TASK REQUIREMENTS ::
Only the lines from the one containing "Clone this chart" through the one containing "0.833, 0.917, 1.0];" should be duplicated, exactly as they appear. Pictures are to be left out.

INPUT DATA ::
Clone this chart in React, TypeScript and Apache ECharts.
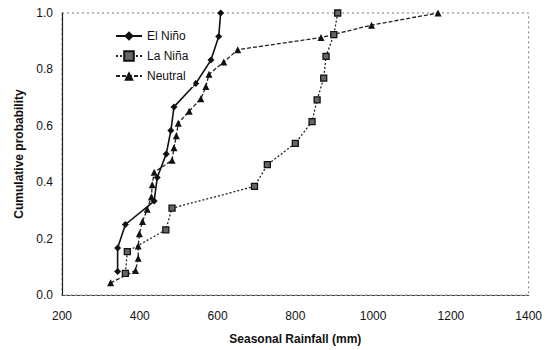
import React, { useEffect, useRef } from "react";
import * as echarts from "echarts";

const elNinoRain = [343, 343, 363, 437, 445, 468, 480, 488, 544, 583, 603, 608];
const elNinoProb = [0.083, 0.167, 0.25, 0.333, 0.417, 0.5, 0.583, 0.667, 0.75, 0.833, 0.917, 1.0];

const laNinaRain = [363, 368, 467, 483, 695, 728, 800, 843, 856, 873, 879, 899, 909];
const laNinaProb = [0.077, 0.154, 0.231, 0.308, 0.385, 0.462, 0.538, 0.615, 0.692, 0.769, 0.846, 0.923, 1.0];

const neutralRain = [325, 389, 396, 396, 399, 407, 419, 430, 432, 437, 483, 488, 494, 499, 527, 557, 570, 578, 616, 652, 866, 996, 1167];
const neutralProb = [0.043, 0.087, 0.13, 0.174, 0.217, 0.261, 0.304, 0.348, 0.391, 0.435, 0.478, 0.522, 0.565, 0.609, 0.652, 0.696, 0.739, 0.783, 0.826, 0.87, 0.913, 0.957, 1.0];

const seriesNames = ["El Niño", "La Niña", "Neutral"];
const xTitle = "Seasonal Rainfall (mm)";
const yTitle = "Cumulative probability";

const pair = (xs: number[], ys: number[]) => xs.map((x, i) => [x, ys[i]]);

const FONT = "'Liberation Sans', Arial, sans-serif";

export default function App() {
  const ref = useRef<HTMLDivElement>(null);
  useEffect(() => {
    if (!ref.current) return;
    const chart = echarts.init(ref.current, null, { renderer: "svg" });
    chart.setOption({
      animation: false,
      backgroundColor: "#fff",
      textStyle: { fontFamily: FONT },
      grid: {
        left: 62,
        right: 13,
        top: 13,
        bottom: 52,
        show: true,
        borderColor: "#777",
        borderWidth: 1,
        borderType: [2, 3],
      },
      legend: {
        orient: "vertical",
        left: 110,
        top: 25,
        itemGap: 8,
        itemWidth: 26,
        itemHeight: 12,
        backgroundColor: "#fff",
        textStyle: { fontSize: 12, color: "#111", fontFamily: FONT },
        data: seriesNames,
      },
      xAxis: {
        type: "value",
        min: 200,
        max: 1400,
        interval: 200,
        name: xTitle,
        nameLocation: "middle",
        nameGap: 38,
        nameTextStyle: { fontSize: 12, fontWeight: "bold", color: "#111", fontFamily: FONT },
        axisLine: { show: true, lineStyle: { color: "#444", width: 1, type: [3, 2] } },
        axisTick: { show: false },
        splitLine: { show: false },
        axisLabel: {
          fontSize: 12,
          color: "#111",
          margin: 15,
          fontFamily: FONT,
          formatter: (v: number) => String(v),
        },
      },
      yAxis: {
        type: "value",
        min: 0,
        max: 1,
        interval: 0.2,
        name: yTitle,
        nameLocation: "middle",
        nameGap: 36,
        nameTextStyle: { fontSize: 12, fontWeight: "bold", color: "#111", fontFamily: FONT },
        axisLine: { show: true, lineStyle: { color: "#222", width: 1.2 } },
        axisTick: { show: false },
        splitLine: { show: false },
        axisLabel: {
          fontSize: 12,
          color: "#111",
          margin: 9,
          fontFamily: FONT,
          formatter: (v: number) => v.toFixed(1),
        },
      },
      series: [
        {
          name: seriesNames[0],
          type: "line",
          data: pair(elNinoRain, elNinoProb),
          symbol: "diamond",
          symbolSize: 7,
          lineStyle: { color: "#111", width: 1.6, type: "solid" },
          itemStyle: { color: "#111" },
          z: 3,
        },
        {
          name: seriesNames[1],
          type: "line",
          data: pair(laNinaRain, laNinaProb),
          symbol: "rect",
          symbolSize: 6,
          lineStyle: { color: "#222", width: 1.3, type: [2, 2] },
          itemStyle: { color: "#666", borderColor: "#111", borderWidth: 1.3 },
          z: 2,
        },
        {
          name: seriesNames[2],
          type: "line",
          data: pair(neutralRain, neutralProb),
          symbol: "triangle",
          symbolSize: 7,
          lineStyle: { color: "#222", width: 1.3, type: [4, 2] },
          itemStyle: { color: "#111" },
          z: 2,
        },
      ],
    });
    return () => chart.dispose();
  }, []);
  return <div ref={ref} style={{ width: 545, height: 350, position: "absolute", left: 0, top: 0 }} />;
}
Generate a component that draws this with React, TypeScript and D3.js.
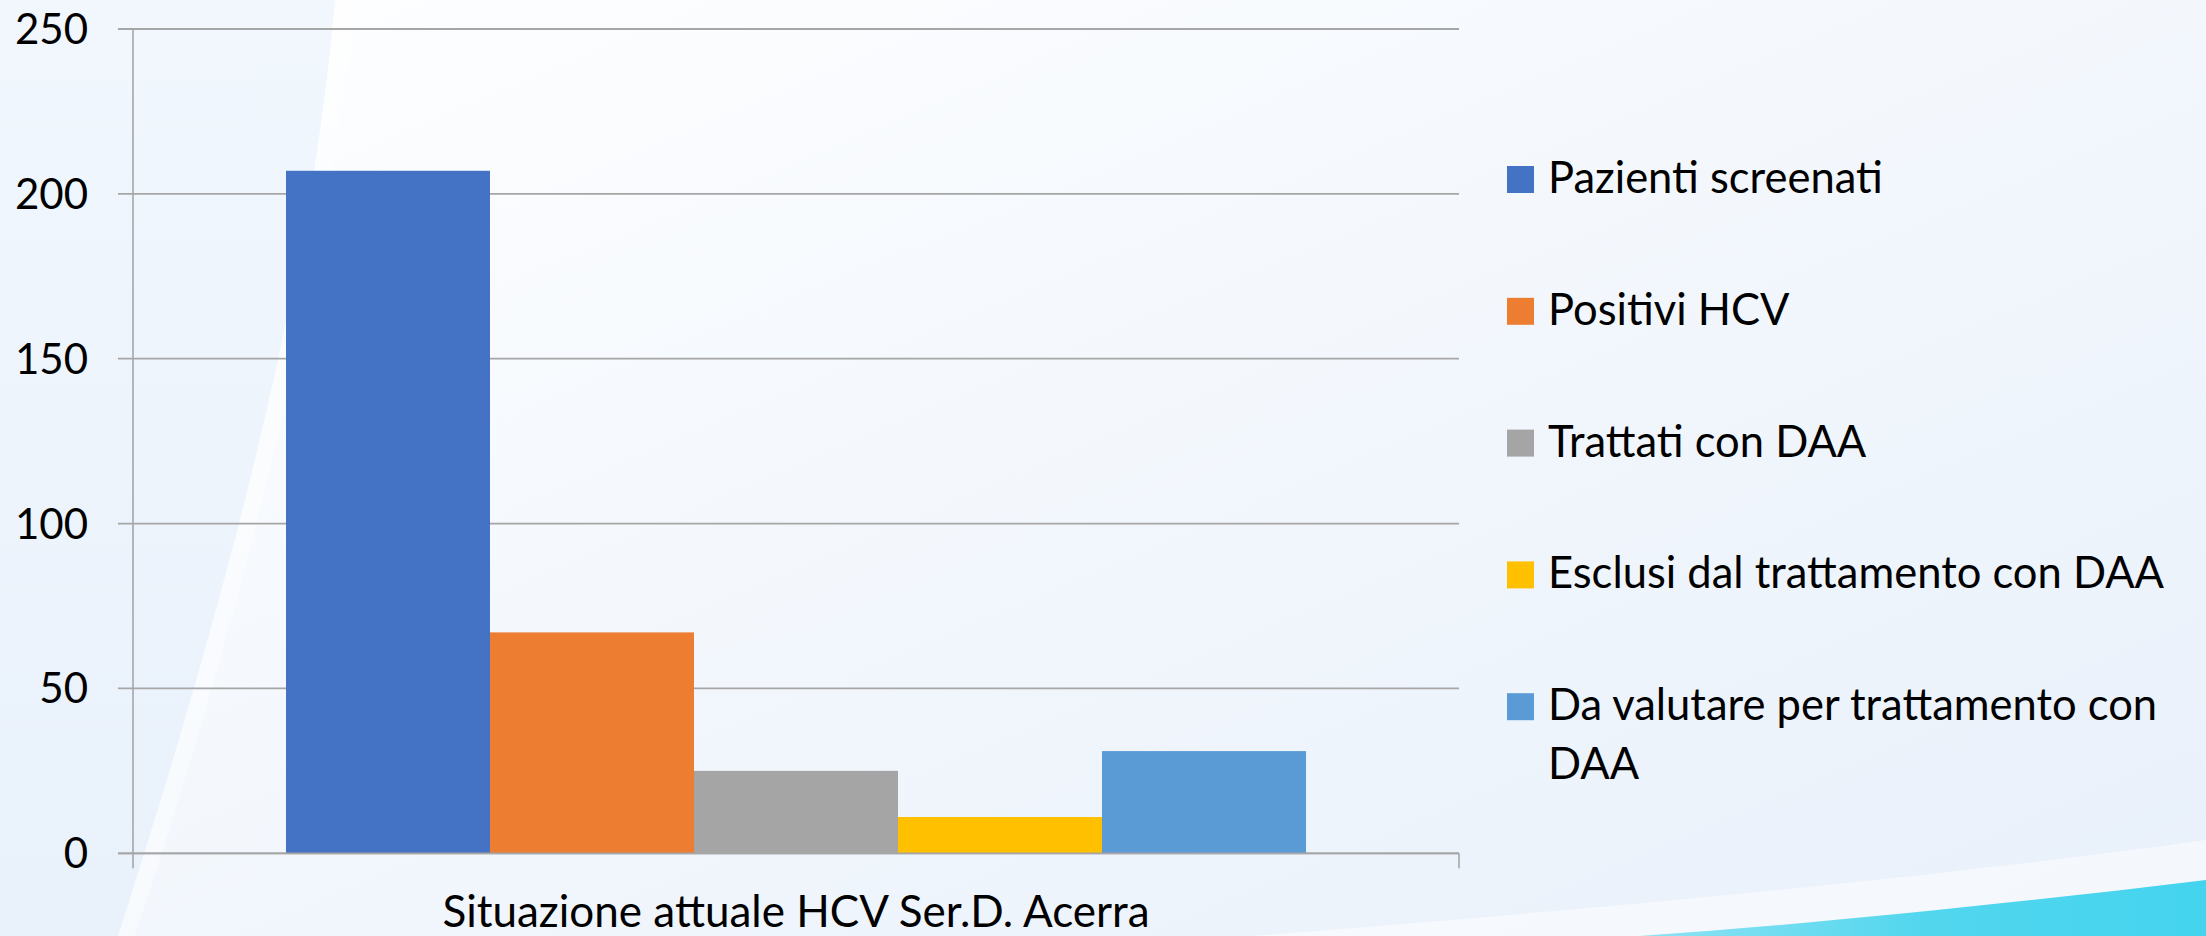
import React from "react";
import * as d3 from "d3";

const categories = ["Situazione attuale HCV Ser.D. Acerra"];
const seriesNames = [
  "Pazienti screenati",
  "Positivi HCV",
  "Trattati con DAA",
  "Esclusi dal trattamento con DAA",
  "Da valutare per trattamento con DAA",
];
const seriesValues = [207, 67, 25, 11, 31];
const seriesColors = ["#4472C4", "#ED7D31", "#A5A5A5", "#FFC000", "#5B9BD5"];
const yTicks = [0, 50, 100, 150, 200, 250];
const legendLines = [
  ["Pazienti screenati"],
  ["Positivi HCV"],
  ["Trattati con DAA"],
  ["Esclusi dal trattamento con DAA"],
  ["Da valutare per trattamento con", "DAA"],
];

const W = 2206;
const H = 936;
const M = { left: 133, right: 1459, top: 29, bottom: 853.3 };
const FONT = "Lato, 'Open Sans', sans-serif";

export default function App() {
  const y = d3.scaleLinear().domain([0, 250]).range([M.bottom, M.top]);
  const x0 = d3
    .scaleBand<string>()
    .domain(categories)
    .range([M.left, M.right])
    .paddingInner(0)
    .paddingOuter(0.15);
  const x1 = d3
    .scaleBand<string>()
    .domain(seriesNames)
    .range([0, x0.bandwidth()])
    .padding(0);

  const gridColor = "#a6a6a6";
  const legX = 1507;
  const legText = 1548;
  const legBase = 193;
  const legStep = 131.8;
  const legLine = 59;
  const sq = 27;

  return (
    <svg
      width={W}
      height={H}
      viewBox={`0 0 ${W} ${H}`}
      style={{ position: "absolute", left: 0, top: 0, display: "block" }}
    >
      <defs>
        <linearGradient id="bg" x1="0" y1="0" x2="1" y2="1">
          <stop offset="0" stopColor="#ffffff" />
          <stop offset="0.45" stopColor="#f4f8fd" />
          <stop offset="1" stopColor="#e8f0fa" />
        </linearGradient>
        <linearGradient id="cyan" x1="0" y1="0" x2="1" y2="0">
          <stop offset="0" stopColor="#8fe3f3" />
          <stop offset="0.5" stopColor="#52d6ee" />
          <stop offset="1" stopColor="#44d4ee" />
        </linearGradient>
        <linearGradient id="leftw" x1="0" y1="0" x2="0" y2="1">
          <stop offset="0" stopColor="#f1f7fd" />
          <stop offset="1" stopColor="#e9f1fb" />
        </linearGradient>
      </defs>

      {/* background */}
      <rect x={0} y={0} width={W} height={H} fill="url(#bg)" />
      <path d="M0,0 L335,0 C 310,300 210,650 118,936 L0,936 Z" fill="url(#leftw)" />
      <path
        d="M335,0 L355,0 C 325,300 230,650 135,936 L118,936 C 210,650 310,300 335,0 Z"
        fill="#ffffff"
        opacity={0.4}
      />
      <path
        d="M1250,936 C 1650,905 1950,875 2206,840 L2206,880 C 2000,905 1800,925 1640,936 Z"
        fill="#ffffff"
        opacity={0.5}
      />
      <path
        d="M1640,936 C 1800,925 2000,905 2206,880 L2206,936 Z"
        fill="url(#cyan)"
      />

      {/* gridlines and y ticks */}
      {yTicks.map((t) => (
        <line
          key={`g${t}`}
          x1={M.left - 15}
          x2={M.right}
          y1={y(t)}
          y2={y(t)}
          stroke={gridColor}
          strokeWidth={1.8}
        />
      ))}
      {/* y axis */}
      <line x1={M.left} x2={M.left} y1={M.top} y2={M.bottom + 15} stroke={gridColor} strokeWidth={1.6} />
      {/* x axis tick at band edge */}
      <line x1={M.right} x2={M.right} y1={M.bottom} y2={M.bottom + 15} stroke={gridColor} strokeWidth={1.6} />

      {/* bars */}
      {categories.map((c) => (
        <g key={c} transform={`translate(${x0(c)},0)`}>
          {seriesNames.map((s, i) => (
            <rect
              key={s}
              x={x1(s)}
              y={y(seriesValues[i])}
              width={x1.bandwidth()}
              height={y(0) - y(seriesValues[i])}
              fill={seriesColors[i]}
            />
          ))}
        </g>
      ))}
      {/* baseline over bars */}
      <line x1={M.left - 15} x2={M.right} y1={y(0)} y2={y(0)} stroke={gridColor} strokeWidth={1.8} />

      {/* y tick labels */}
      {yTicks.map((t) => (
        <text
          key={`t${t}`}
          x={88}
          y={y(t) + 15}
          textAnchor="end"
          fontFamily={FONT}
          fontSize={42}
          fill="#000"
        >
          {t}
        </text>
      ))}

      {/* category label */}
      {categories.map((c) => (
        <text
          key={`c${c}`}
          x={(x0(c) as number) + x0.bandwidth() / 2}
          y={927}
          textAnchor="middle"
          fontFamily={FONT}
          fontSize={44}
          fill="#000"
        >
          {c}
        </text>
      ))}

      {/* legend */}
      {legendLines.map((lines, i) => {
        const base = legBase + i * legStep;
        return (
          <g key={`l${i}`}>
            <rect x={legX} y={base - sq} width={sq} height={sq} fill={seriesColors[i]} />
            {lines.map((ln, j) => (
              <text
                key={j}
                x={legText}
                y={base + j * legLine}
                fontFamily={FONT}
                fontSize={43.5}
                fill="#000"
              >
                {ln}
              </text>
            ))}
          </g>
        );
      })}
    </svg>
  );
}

...

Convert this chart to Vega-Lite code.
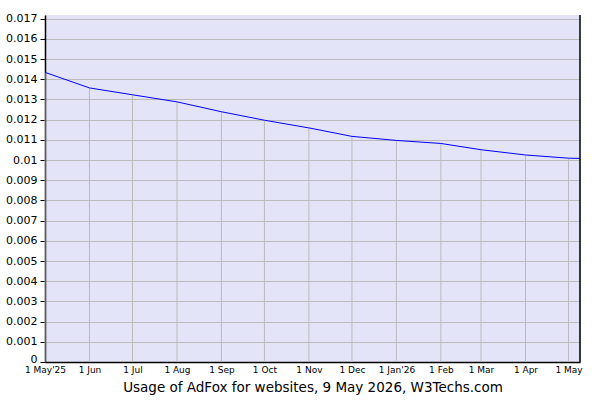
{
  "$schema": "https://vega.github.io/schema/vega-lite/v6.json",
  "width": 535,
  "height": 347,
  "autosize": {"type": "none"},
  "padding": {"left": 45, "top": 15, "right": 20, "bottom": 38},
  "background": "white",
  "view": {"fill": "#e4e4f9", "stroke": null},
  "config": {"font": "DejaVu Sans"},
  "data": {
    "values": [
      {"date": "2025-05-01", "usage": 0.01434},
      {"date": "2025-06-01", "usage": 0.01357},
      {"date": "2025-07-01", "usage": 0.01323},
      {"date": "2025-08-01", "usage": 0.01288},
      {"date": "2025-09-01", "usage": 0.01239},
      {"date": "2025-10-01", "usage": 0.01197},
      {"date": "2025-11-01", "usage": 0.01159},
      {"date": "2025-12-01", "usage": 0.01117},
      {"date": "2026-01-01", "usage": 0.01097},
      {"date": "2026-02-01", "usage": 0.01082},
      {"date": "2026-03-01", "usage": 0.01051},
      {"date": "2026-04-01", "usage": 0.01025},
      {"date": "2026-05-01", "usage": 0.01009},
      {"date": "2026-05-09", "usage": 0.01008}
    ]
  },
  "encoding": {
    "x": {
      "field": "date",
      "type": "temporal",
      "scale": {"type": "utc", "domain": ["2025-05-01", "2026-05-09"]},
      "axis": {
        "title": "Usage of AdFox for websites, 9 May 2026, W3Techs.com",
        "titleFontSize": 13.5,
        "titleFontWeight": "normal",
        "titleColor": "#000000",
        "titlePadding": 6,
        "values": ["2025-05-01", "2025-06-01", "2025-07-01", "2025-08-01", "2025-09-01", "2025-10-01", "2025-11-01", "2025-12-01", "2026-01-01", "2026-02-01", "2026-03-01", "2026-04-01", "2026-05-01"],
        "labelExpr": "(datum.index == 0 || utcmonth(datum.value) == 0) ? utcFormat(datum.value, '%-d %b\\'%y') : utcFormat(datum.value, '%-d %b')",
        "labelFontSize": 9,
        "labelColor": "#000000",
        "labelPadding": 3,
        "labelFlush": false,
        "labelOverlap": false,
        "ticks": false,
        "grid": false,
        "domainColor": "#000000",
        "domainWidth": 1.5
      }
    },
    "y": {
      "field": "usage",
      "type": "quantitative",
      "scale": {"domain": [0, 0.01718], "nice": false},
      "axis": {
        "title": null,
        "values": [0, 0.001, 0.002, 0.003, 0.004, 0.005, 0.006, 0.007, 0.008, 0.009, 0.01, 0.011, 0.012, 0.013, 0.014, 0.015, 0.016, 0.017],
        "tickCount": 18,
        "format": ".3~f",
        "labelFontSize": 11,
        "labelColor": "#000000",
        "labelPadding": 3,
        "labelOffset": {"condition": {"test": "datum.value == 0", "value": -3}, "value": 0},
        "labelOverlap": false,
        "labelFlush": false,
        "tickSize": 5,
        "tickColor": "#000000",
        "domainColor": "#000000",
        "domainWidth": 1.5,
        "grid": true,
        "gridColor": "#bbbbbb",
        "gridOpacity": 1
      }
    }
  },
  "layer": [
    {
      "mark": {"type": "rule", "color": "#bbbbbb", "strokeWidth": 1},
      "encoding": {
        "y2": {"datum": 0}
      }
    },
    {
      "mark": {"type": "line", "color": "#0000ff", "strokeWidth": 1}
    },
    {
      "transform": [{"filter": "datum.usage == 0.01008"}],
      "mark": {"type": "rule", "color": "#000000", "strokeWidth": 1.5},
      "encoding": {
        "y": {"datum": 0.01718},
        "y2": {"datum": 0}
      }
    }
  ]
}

RESULT FOR THIS TASK ::
Clone this chart in React, TypeScript and Apache ECharts.
import React, { useEffect, useRef } from "react";
import * as echarts from "echarts";

const elNinoRain = [343, 343, 363, 437, 445, 468, 480, 488, 544, 583, 603, 608];
const elNinoProb = [0.083, 0.167, 0.25, 0.333, 0.417, 0.5, 0.583, 0.667, 0.75, 0.833, 0.917, 1.0];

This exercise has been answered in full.